> Aim:
Only the lines from the top of the listing below to the line that has "(call3) at (416,862)" should be echoed, with both ends kept and pictures left out.

━━━━━ Information shown ━━━━━

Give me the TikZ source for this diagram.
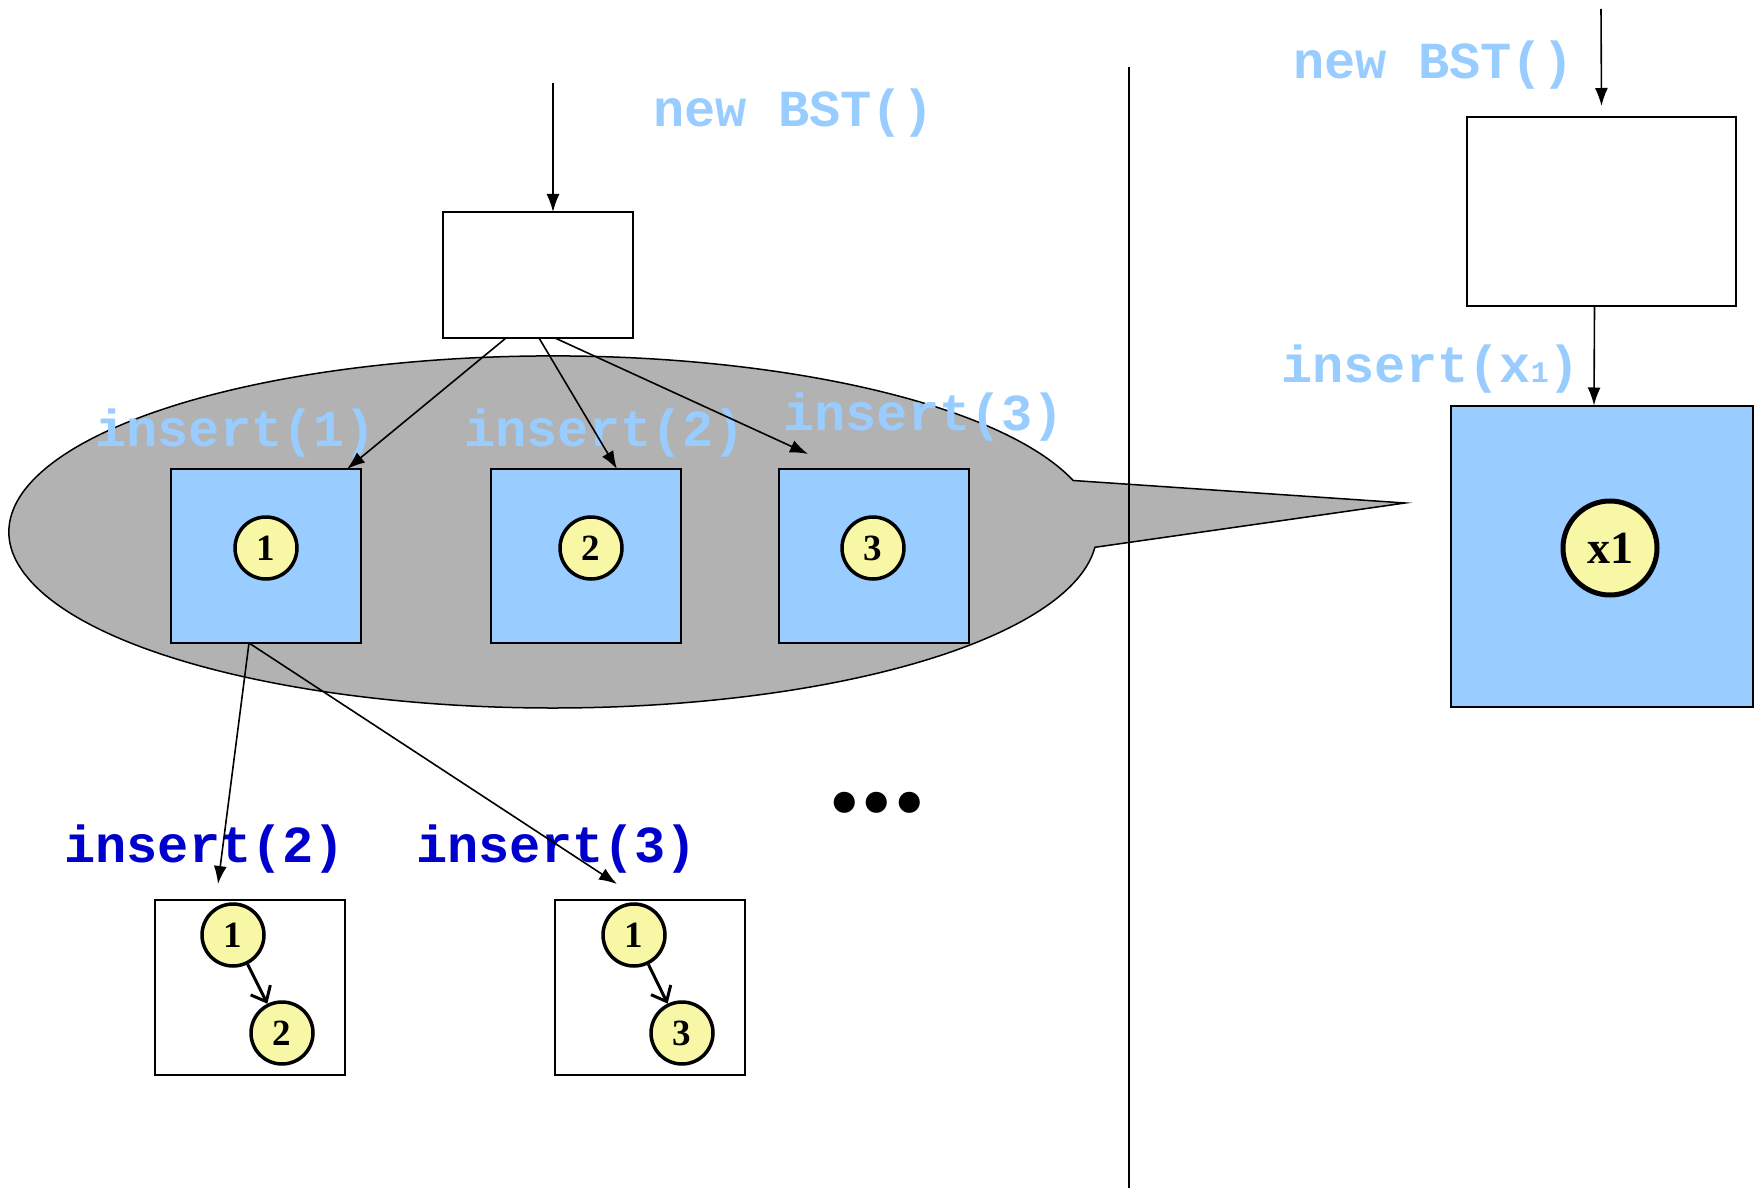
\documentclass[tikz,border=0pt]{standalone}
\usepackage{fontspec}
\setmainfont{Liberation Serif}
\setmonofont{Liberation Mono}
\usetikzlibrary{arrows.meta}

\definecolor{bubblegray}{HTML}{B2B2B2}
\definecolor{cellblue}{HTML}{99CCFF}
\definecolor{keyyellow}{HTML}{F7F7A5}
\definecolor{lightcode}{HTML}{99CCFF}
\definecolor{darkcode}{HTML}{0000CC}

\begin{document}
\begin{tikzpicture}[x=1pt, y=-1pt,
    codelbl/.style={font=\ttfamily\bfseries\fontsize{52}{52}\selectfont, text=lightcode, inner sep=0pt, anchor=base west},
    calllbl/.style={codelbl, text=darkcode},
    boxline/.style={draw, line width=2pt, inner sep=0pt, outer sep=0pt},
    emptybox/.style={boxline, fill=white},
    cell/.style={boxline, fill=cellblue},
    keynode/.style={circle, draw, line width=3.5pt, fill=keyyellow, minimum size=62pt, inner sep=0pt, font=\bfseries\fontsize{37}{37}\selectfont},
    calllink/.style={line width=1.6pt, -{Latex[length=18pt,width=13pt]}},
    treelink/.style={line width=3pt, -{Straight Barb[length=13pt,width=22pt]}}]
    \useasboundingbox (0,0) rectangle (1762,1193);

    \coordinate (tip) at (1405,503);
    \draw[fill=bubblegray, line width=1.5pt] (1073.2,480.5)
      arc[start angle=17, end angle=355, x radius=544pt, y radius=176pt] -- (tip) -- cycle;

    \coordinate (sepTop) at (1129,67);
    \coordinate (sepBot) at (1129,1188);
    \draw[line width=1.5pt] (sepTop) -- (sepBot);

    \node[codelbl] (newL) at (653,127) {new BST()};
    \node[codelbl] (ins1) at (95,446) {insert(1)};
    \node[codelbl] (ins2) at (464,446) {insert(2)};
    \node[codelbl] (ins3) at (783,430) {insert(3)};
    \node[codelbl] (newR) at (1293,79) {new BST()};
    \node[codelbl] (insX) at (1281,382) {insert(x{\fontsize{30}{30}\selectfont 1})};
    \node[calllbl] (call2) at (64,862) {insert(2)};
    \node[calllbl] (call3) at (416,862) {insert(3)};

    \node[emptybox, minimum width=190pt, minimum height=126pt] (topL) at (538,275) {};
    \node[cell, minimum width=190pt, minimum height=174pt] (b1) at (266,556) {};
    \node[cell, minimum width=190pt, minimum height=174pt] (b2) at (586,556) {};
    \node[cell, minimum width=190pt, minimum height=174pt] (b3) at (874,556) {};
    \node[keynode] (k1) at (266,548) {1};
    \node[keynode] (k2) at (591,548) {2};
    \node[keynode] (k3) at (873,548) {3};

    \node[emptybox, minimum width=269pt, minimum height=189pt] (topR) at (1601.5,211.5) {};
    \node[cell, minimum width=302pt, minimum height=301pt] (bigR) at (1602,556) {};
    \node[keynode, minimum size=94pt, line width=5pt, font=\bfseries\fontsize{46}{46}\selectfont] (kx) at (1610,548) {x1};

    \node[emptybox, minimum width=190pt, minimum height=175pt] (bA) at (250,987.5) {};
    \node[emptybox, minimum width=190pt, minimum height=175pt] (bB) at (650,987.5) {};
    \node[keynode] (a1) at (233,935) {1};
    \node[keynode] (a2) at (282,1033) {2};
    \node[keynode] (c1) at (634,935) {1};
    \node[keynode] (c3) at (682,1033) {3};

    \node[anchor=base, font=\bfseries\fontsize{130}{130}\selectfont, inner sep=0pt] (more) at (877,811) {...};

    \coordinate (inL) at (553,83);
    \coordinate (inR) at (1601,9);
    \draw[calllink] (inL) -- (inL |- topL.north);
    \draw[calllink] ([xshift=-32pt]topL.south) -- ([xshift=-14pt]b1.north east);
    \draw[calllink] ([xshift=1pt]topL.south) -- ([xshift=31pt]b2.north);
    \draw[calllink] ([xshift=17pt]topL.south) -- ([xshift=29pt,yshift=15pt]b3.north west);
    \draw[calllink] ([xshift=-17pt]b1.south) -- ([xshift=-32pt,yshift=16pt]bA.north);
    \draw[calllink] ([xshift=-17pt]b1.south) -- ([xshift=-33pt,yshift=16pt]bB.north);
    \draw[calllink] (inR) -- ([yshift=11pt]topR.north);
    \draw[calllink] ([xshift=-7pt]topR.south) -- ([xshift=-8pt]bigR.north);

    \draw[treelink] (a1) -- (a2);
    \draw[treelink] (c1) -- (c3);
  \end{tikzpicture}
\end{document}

━━━━━

> Problem solution:
Give me the TikZ source for this diagram.
\documentclass[tikz,border=0pt]{standalone}
\usepackage{fontspec}
\setmainfont{Liberation Serif}
\setmonofont{Liberation Mono}
\usetikzlibrary{arrows.meta}

\definecolor{bubblegray}{HTML}{B2B2B2}
\definecolor{cellblue}{HTML}{99CCFF}
\definecolor{keyyellow}{HTML}{F7F7A5}
\definecolor{lightcode}{HTML}{99CCFF}
\definecolor{darkcode}{HTML}{0000CC}

\begin{document}
\begin{tikzpicture}[x=1pt, y=-1pt,
    codelbl/.style={font=\ttfamily\bfseries\fontsize{52}{52}\selectfont, text=lightcode, inner sep=0pt, anchor=base west},
    calllbl/.style={codelbl, text=darkcode},
    boxline/.style={draw, line width=2pt, inner sep=0pt, outer sep=0pt},
    emptybox/.style={boxline, fill=white},
    cell/.style={boxline, fill=cellblue},
    keynode/.style={circle, draw, line width=3.5pt, fill=keyyellow, minimum size=62pt, inner sep=0pt, font=\bfseries\fontsize{37}{37}\selectfont},
    calllink/.style={line width=1.6pt, -{Latex[length=18pt,width=13pt]}},
    treelink/.style={line width=3pt, -{Straight Barb[length=13pt,width=22pt]}}]
    \useasboundingbox (0,0) rectangle (1762,1193);

    \coordinate (tip) at (1405,503);
    \draw[fill=bubblegray, line width=1.5pt] (1073.2,480.5)
      arc[start angle=17, end angle=355, x radius=544pt, y radius=176pt] -- (tip) -- cycle;

    \coordinate (sepTop) at (1129,67);
    \coordinate (sepBot) at (1129,1188);
    \draw[line width=1.5pt] (sepTop) -- (sepBot);

    \node[codelbl] (newL) at (653,127) {new BST()};
    \node[codelbl] (ins1) at (95,446) {insert(1)};
    \node[codelbl] (ins2) at (464,446) {insert(2)};
    \node[codelbl] (ins3) at (783,430) {insert(3)};
    \node[codelbl] (newR) at (1293,79) {new BST()};
    \node[codelbl] (insX) at (1281,382) {insert(x{\fontsize{30}{30}\selectfont 1})};
    \node[calllbl] (call2) at (64,862) {insert(2)};
    \node[calllbl] (call3) at (416,862) {insert(3)};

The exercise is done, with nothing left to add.